• [Instructions for the task]: Return only the number of lines holding the word "with".

• [Provided information]:
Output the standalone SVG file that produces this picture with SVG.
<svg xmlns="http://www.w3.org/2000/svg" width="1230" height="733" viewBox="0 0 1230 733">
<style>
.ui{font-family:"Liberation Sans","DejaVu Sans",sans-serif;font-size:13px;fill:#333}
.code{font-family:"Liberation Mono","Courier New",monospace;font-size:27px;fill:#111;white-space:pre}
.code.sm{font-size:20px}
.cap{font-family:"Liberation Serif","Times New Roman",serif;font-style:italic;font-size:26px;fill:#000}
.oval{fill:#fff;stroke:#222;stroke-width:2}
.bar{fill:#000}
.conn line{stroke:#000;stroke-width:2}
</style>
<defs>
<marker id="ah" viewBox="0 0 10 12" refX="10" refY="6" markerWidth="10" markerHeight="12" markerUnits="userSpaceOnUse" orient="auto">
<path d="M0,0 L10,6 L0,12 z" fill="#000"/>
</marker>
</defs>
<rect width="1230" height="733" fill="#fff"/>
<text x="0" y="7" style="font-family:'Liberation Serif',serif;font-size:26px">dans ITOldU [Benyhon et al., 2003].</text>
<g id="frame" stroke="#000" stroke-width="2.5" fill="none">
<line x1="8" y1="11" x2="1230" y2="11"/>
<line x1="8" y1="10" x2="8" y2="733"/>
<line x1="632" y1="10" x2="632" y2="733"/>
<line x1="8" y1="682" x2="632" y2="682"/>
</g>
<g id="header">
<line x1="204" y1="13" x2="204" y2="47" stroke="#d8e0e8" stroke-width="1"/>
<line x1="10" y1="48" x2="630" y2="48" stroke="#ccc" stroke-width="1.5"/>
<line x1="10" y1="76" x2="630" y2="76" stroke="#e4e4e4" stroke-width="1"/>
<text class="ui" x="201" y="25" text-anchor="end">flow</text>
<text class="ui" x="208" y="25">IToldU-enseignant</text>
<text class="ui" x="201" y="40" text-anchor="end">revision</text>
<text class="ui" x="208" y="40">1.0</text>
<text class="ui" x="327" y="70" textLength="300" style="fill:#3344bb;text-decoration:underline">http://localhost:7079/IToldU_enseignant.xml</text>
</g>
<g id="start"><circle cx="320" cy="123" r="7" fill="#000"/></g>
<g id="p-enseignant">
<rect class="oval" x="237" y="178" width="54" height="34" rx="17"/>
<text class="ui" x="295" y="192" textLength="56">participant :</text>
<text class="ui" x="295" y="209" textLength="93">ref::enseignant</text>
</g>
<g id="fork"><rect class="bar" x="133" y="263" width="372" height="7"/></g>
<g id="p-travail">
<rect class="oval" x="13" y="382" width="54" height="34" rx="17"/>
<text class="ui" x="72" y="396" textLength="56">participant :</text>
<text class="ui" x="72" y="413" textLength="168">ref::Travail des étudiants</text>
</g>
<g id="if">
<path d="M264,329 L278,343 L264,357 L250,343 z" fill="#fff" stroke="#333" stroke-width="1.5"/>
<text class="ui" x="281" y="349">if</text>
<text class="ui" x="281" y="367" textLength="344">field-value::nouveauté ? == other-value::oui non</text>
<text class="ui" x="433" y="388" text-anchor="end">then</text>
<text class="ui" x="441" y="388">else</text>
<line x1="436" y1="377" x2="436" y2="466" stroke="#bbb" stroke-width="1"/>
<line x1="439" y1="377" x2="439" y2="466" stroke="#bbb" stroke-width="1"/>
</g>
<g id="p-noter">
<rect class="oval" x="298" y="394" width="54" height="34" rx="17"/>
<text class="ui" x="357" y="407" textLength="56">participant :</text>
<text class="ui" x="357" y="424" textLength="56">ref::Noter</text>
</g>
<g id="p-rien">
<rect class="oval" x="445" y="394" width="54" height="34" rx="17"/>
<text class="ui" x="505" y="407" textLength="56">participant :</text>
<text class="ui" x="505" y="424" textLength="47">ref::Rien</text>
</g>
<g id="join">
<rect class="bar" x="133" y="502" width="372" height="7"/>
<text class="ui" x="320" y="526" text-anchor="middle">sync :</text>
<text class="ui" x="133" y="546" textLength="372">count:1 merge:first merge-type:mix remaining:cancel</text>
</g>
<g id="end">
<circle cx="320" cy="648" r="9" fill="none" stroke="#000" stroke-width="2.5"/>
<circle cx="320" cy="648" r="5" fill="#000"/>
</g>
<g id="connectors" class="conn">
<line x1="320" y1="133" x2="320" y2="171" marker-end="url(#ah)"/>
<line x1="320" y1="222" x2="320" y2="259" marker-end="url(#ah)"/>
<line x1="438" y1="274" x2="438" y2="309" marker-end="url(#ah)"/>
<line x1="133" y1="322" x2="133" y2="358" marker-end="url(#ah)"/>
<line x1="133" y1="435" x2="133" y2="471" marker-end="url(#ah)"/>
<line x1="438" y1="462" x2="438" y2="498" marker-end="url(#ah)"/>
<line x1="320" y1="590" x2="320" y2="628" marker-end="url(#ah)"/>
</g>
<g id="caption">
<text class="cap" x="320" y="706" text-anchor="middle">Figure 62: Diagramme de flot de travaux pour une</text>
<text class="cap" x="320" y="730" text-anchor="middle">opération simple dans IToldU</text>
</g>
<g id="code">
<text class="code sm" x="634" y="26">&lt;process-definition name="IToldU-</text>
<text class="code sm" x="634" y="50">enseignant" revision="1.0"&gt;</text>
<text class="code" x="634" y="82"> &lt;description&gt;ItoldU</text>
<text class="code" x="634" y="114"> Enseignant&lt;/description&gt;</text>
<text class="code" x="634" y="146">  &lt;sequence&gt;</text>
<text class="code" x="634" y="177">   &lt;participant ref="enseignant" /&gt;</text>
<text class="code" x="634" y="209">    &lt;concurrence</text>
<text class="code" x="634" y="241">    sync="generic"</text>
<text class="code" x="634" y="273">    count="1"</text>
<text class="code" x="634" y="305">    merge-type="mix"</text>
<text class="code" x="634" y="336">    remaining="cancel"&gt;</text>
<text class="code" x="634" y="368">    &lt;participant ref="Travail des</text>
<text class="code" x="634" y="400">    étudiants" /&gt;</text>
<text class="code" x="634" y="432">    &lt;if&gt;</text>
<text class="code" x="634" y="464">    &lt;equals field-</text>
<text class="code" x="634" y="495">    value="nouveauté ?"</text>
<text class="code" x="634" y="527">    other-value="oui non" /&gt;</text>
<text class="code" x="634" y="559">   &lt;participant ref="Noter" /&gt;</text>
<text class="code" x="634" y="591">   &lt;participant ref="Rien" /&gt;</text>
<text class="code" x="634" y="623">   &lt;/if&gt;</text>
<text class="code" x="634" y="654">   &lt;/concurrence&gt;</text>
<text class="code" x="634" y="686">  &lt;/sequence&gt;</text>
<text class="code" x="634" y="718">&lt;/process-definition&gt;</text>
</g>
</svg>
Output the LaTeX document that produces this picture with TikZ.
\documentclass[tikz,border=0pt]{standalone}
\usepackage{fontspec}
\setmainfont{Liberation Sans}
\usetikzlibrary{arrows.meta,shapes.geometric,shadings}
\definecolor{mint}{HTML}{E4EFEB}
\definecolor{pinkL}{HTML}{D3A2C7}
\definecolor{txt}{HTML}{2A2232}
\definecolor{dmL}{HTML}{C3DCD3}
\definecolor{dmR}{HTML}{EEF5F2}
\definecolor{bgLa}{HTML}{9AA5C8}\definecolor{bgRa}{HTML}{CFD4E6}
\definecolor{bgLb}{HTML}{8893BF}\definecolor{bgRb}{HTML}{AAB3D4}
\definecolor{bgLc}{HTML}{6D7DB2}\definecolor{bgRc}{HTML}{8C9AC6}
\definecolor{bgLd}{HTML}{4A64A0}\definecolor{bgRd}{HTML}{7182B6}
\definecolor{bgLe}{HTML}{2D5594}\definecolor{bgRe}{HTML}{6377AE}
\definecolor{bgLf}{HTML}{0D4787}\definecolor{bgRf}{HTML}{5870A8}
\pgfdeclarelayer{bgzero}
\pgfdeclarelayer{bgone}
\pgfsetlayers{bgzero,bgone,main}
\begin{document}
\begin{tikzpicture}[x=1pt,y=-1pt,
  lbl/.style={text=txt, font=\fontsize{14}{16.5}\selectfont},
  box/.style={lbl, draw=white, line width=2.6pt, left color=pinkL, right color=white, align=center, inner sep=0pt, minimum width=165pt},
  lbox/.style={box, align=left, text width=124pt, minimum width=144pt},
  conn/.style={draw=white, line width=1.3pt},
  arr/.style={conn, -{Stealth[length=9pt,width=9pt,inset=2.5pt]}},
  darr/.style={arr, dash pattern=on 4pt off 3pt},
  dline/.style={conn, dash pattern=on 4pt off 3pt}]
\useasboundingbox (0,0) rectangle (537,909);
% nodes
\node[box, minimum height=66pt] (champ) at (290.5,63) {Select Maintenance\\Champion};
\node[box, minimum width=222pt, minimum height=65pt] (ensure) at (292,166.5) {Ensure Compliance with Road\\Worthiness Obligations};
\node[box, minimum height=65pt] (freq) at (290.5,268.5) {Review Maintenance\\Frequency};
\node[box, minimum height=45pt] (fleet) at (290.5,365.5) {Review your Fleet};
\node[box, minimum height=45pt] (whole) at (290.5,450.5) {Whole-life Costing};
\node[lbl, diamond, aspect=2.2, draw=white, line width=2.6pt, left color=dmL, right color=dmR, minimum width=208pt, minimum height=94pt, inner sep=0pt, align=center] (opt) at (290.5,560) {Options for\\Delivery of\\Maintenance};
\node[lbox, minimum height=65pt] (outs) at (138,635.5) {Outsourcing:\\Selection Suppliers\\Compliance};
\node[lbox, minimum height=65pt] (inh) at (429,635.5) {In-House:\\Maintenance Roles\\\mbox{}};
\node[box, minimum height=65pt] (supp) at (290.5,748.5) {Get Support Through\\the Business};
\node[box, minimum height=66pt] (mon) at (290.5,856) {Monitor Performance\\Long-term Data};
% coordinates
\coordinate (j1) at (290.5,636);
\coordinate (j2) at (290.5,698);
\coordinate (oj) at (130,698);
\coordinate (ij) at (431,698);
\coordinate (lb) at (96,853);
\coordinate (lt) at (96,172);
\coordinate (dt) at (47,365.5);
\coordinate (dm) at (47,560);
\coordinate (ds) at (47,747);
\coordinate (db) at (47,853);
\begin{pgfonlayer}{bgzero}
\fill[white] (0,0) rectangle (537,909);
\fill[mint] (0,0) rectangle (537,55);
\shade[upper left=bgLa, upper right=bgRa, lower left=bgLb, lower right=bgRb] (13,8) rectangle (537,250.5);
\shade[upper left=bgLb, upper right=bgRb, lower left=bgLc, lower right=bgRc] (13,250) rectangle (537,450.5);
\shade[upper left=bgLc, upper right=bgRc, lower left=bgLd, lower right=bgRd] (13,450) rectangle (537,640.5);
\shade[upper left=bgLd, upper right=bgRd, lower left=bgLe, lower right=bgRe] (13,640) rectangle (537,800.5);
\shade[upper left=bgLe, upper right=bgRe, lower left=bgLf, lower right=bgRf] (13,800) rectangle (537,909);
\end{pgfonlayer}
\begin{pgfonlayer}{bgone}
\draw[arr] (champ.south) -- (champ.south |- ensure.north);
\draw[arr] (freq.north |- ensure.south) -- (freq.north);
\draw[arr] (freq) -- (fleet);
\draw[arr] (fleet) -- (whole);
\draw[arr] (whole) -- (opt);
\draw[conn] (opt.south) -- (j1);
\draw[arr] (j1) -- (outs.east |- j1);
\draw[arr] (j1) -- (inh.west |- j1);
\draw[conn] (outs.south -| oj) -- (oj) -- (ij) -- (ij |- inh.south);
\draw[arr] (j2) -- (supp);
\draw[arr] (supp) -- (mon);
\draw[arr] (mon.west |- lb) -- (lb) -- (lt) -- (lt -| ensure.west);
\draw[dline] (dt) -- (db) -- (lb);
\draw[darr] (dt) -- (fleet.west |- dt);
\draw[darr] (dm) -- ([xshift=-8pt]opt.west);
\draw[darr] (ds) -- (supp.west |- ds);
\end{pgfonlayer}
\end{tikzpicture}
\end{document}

• [Task result]: 3